Drug test teachers and school staff, too

From reading your article in the July 28 edition, I think the Cabell County Board of Education is trying very hard to implement a very good drug testing program and is taking all the necessary steps to ensure its success.

My big question at this point in time: Does the Board of Education have a drug testing policy in place for testing the teachers in our middle and high schools? If not, then when can we expect one for those who are coaching and teaching the children?

Most of our students at one time or another look up to a teacher or a coach and rightfully so, because most all of our teachers and coaches are worthy of this respect. But in all fairness and to keep a level playing field and nice parking lot, the teachers and staff should be tested, too.

Paul L. Jordan Jr.

Huntington

Helmick wrong to kill retiree tax cut

In a meeting with Mr. "Spud" Terry, head of the Coalition of Retired Public Employees (CORPE), West Virginia state Sen. Walt Helmick stated he deliberately kept a bill meant to increase the tax exemption on local, state and federal retiree pensions from coming to the floor for a vote in the last Legislature. He did this even though nearly all of his committee was in favor of the bill.

Sen. Helmick stated that he held up the bill for two reasons: He believed one-third of the tax revenue lost by West Virginia would benefit federal retirees, and he knew of a federal retiree with a pension of $72,000 a year playing golf every day and he didn't think this was fair. Trying to be diplomatic as possible, I would call these two statements less than intelligent.

In answer to Sen. Helmick's first statement, a ruling by the U.S. Supreme Court (Davis v. Michigan) requires states to tax federal, state and other public employees equally. Further, federal retirees only make up 25 percent of the group, not one-third. He would have known that had he read the literature provided him. I will not dignify the second statement with an answer.

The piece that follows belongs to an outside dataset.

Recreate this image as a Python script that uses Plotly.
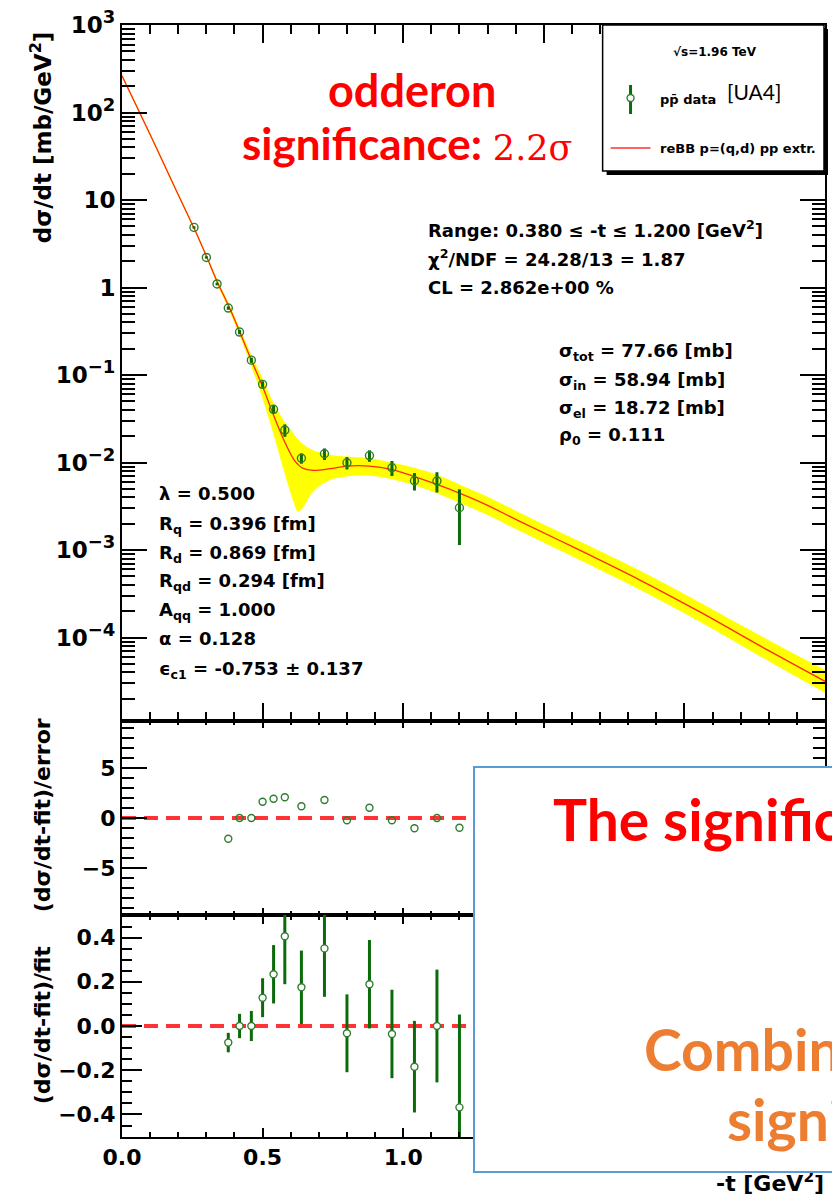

Except for a select few, local and state retirees do not receive any cost-of-living increases. Whatever their pension is when they retire, it remains the same until they die.

Based on some rumors about a future high-paying job in state government, Sen. Helmick will be able to play golf every day when he retirees.

John L. Sheely, Jr.,

president

NARFE W.Va. Federation of Chapters

Martinsburg, W.Va.

Obey the speed limit around park

Nope, not yet. Four dollars and more per gallon cannot slow you down.

Especially you. Oh, in such a hurry, speeding, the 20 mph limit not meant for you. You knew you hit them. You felt them crush under your tires into the unyielding pavement. Not one but two.

Oh my, you did notice, didn't you? The music wasn't that loud or your mindless chattering on the cell phone so distracting? Whatever, you were not focused on driving or obeying the law, and you kept on going, leaving the carnage for someone else to remove. The lifeless lumps of vibrant feathers that moments before clothed the waddles and quacks of a pair of mallards on their way home to Fourpole Creek.

The killing scene was across from the church on Enslow Boulevard on June 28. The ducks weren't afraid of you, but I am. I'm an early morning walker and risk my life on the boulevard's narrow sidewalk. Whenever I ride my bike across Washington Boulevard, or across 12th Street or 13th Avenue or 8th Street, I am afraid of you, even on the path alongside North Boulevard and Memorial Parkway because you may jump the curb, speeding.

I am always afraid of you because you consider our park and the roadways that frame it your personal expressway. We with our bikes, strollers and pets are nuisances to you, like annoying speed bumps.

So I ask all lovers of the park to join me. Let's enforce the 20 mph limit by driving it. Let the speeders steam and stew as they pike up behind us every time we safely drive our parkways. They will find another route.

(Another dead duck in the turning lane on Washington Boulevard close to Meadows School on July 3. Did you make the light?).